------ Provided data

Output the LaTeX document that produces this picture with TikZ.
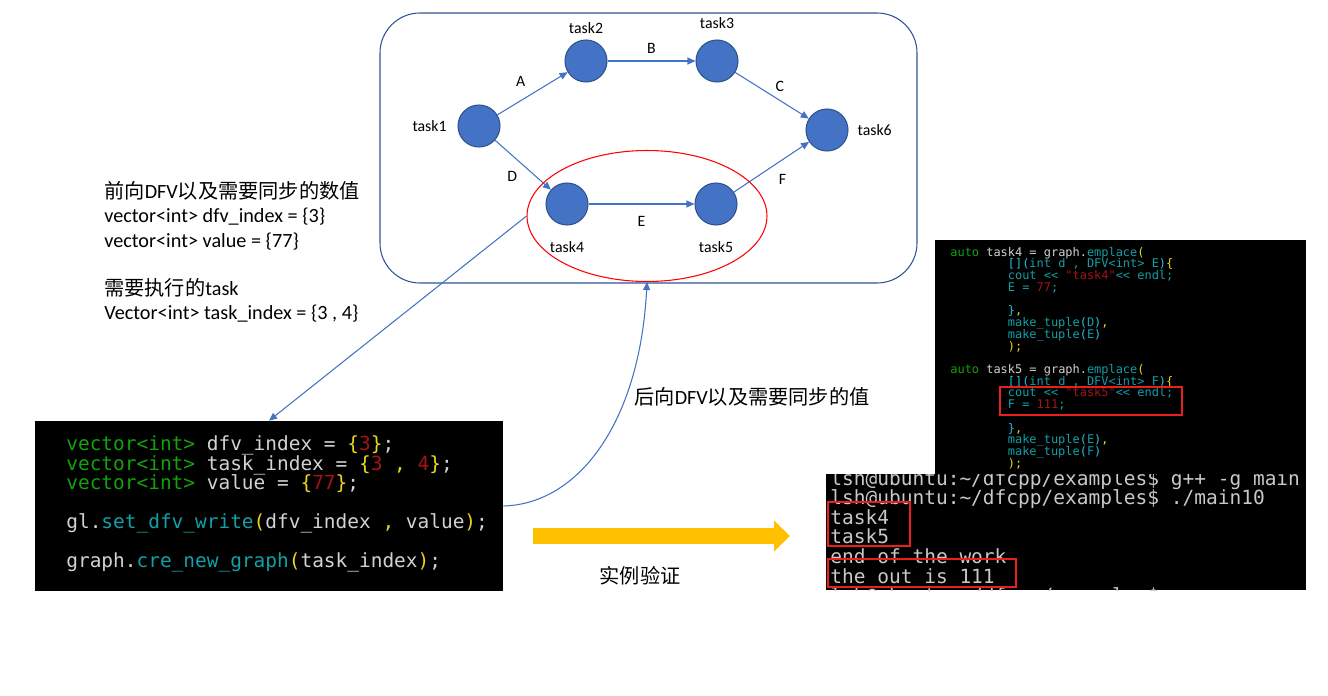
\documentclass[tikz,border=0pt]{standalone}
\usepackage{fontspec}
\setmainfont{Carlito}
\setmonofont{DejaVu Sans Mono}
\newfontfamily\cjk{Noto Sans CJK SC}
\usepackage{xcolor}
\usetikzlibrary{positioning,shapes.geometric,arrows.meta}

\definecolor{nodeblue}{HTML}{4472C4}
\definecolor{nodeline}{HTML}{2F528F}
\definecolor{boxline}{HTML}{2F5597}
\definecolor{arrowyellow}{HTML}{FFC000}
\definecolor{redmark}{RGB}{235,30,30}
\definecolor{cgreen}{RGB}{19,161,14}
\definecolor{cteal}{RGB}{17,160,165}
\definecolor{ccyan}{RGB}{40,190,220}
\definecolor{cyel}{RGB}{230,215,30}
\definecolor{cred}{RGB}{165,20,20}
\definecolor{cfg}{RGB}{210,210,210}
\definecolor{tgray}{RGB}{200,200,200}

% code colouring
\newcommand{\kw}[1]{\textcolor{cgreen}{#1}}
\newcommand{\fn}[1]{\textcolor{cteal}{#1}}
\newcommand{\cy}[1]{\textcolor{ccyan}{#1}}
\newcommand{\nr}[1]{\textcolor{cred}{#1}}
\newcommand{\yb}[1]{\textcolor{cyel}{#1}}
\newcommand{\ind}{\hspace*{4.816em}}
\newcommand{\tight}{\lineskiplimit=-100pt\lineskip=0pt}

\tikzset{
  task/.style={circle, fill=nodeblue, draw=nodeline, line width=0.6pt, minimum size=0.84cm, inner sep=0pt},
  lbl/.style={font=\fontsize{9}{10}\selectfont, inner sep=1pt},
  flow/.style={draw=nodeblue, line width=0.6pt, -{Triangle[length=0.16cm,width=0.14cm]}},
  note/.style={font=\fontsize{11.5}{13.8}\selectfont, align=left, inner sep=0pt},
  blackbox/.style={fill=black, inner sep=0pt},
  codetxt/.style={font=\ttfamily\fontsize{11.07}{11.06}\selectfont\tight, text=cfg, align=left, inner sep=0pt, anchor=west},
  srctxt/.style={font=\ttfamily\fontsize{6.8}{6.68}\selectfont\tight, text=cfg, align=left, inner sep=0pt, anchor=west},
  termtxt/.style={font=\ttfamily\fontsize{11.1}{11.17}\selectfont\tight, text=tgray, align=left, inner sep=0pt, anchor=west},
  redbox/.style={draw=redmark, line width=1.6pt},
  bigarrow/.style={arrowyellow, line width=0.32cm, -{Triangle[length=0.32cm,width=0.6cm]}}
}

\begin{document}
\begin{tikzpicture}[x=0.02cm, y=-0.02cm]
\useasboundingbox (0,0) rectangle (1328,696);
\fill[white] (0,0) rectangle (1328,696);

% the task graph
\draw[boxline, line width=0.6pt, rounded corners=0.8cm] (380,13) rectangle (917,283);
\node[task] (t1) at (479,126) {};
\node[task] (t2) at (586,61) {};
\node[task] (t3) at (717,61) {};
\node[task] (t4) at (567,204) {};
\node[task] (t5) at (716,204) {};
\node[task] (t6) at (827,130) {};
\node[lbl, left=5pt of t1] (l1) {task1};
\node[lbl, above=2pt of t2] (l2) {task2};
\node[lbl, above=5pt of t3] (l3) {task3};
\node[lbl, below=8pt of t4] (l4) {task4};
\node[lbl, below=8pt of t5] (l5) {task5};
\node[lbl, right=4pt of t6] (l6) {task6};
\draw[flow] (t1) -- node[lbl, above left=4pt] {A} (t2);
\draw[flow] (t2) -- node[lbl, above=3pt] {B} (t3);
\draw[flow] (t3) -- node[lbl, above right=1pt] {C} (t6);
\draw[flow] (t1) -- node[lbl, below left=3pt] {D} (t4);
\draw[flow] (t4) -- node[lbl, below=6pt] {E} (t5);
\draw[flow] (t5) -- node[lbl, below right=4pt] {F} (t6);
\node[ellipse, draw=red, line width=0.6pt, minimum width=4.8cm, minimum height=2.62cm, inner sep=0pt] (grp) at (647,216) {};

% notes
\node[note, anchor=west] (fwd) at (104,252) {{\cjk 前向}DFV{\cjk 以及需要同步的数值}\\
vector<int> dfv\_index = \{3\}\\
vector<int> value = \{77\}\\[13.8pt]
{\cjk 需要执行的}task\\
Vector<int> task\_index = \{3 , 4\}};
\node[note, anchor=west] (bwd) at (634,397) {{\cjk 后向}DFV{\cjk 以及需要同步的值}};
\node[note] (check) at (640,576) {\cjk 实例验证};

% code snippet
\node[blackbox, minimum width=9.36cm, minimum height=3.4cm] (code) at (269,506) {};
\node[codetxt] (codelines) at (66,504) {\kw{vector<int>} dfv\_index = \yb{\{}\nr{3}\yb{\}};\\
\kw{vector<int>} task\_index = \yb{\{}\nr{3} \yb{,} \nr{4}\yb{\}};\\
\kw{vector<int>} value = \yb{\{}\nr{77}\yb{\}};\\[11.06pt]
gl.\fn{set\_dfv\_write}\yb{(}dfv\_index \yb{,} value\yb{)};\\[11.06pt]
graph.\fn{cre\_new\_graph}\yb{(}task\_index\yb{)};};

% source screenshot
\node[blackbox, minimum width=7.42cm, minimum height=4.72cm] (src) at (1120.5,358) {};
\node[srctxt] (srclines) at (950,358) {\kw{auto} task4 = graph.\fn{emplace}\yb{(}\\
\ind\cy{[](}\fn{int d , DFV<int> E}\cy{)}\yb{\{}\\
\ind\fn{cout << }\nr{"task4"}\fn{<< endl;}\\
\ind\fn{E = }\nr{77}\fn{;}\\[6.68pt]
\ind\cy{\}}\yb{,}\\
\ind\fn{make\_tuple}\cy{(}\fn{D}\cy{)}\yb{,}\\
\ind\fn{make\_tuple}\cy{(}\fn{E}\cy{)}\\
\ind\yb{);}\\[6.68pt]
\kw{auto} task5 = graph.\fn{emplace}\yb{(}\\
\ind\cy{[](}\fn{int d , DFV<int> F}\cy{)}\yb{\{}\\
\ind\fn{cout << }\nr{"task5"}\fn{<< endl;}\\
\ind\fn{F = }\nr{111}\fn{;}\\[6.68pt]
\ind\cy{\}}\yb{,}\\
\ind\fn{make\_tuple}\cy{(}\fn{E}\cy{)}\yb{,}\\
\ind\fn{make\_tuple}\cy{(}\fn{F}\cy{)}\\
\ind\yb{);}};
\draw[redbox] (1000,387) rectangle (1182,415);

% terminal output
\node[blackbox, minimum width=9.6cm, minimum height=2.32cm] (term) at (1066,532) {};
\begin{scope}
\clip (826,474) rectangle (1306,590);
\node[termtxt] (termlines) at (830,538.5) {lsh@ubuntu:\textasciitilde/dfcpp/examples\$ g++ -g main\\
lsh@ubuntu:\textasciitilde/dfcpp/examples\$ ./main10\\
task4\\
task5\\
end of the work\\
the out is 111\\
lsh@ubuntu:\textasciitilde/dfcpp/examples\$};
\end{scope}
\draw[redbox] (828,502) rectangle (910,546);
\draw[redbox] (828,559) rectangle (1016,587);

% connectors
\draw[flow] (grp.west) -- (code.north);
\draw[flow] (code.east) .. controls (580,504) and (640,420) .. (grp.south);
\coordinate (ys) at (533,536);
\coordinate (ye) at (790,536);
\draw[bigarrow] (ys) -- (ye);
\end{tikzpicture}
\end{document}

------------

Would you return the data exactly as written, without the pictures?

### The result
Output the LaTeX document that produces this picture with TikZ.
\documentclass[tikz,border=0pt]{standalone}
\usepackage{fontspec}
\setmainfont{Carlito}
\setmonofont{DejaVu Sans Mono}
\newfontfamily\cjk{Noto Sans CJK SC}
\usepackage{xcolor}
\usetikzlibrary{positioning,shapes.geometric,arrows.meta}

\definecolor{nodeblue}{HTML}{4472C4}
\definecolor{nodeline}{HTML}{2F528F}
\definecolor{boxline}{HTML}{2F5597}
\definecolor{arrowyellow}{HTML}{FFC000}
\definecolor{redmark}{RGB}{235,30,30}
\definecolor{cgreen}{RGB}{19,161,14}
\definecolor{cteal}{RGB}{17,160,165}
\definecolor{ccyan}{RGB}{40,190,220}
\definecolor{cyel}{RGB}{230,215,30}
\definecolor{cred}{RGB}{165,20,20}
\definecolor{cfg}{RGB}{210,210,210}
\definecolor{tgray}{RGB}{200,200,200}

% code colouring
\newcommand{\kw}[1]{\textcolor{cgreen}{#1}}
\newcommand{\fn}[1]{\textcolor{cteal}{#1}}
\newcommand{\cy}[1]{\textcolor{ccyan}{#1}}
\newcommand{\nr}[1]{\textcolor{cred}{#1}}
\newcommand{\yb}[1]{\textcolor{cyel}{#1}}
\newcommand{\ind}{\hspace*{4.816em}}
\newcommand{\tight}{\lineskiplimit=-100pt\lineskip=0pt}

\tikzset{
  task/.style={circle, fill=nodeblue, draw=nodeline, line width=0.6pt, minimum size=0.84cm, inner sep=0pt},
  lbl/.style={font=\fontsize{9}{10}\selectfont, inner sep=1pt},
  flow/.style={draw=nodeblue, line width=0.6pt, -{Triangle[length=0.16cm,width=0.14cm]}},
  note/.style={font=\fontsize{11.5}{13.8}\selectfont, align=left, inner sep=0pt},
  blackbox/.style={fill=black, inner sep=0pt},
  codetxt/.style={font=\ttfamily\fontsize{11.07}{11.06}\selectfont\tight, text=cfg, align=left, inner sep=0pt, anchor=west},
  srctxt/.style={font=\ttfamily\fontsize{6.8}{6.68}\selectfont\tight, text=cfg, align=left, inner sep=0pt, anchor=west},
  termtxt/.style={font=\ttfamily\fontsize{11.1}{11.17}\selectfont\tight, text=tgray, align=left, inner sep=0pt, anchor=west},
  redbox/.style={draw=redmark, line width=1.6pt},
  bigarrow/.style={arrowyellow, line width=0.32cm, -{Triangle[length=0.32cm,width=0.6cm]}}
}

\begin{document}
\begin{tikzpicture}[x=0.02cm, y=-0.02cm]
\useasboundingbox (0,0) rectangle (1328,696);
\fill[white] (0,0) rectangle (1328,696);

% the task graph
\draw[boxline, line width=0.6pt, rounded corners=0.8cm] (380,13) rectangle (917,283);
\node[task] (t1) at (479,126) {};
\node[task] (t2) at (586,61) {};
\node[task] (t3) at (717,61) {};
\node[task] (t4) at (567,204) {};
\node[task] (t5) at (716,204) {};
\node[task] (t6) at (827,130) {};
\node[lbl, left=5pt of t1] (l1) {task1};
\node[lbl, above=2pt of t2] (l2) {task2};
\node[lbl, above=5pt of t3] (l3) {task3};
\node[lbl, below=8pt of t4] (l4) {task4};
\node[lbl, below=8pt of t5] (l5) {task5};
\node[lbl, right=4pt of t6] (l6) {task6};
\draw[flow] (t1) -- node[lbl, above left=4pt] {A} (t2);
\draw[flow] (t2) -- node[lbl, above=3pt] {B} (t3);
\draw[flow] (t3) -- node[lbl, above right=1pt] {C} (t6);
\draw[flow] (t1) -- node[lbl, below left=3pt] {D} (t4);
\draw[flow] (t4) -- node[lbl, below=6pt] {E} (t5);
\draw[flow] (t5) -- node[lbl, below right=4pt] {F} (t6);
\node[ellipse, draw=red, line width=0.6pt, minimum width=4.8cm, minimum height=2.62cm, inner sep=0pt] (grp) at (647,216) {};

% notes
\node[note, anchor=west] (fwd) at (104,252) {{\cjk 前向}DFV{\cjk 以及需要同步的数值}\\
vector<int> dfv\_index = \{3\}\\
vector<int> value = \{77\}\\[13.8pt]
{\cjk 需要执行的}task\\
Vector<int> task\_index = \{3 , 4\}};
\node[note, anchor=west] (bwd) at (634,397) {{\cjk 后向}DFV{\cjk 以及需要同步的值}};
\node[note] (check) at (640,576) {\cjk 实例验证};

% code snippet
\node[blackbox, minimum width=9.36cm, minimum height=3.4cm] (code) at (269,506) {};
\node[codetxt] (codelines) at (66,504) {\kw{vector<int>} dfv\_index = \yb{\{}\nr{3}\yb{\}};\\
\kw{vector<int>} task\_index = \yb{\{}\nr{3} \yb{,} \nr{4}\yb{\}};\\
\kw{vector<int>} value = \yb{\{}\nr{77}\yb{\}};\\[11.06pt]
gl.\fn{set\_dfv\_write}\yb{(}dfv\_index \yb{,} value\yb{)};\\[11.06pt]
graph.\fn{cre\_new\_graph}\yb{(}task\_index\yb{)};};

% source screenshot
\node[blackbox, minimum width=7.42cm, minimum height=4.72cm] (src) at (1120.5,358) {};
\node[srctxt] (srclines) at (950,358) {\kw{auto} task4 = graph.\fn{emplace}\yb{(}\\
\ind\cy{[](}\fn{int d , DFV<int> E}\cy{)}\yb{\{}\\
\ind\fn{cout << }\nr{"task4"}\fn{<< endl;}\\
\ind\fn{E = }\nr{77}\fn{;}\\[6.68pt]
\ind\cy{\}}\yb{,}\\
\ind\fn{make\_tuple}\cy{(}\fn{D}\cy{)}\yb{,}\\
\ind\fn{make\_tuple}\cy{(}\fn{E}\cy{)}\\
\ind\yb{);}\\[6.68pt]
\kw{auto} task5 = graph.\fn{emplace}\yb{(}\\
\ind\cy{[](}\fn{int d , DFV<int> F}\cy{)}\yb{\{}\\
\ind\fn{cout << }\nr{"task5"}\fn{<< endl;}\\
\ind\fn{F = }\nr{111}\fn{;}\\[6.68pt]
\ind\cy{\}}\yb{,}\\
\ind\fn{make\_tuple}\cy{(}\fn{E}\cy{)}\yb{,}\\
\ind\fn{make\_tuple}\cy{(}\fn{F}\cy{)}\\
\ind\yb{);}};
\draw[redbox] (1000,387) rectangle (1182,415);

% terminal output
\node[blackbox, minimum width=9.6cm, minimum height=2.32cm] (term) at (1066,532) {};
\begin{scope}
\clip (826,474) rectangle (1306,590);
\node[termtxt] (termlines) at (830,538.5) {lsh@ubuntu:\textasciitilde/dfcpp/examples\$ g++ -g main\\
lsh@ubuntu:\textasciitilde/dfcpp/examples\$ ./main10\\
task4\\
task5\\
end of the work\\
the out is 111\\
lsh@ubuntu:\textasciitilde/dfcpp/examples\$};
\end{scope}
\draw[redbox] (828,502) rectangle (910,546);
\draw[redbox] (828,559) rectangle (1016,587);

% connectors
\draw[flow] (grp.west) -- (code.north);
\draw[flow] (code.east) .. controls (580,504) and (640,420) .. (grp.south);
\coordinate (ys) at (533,536);
\coordinate (ye) at (790,536);
\draw[bigarrow] (ys) -- (ye);
\end{tikzpicture}
\end{document}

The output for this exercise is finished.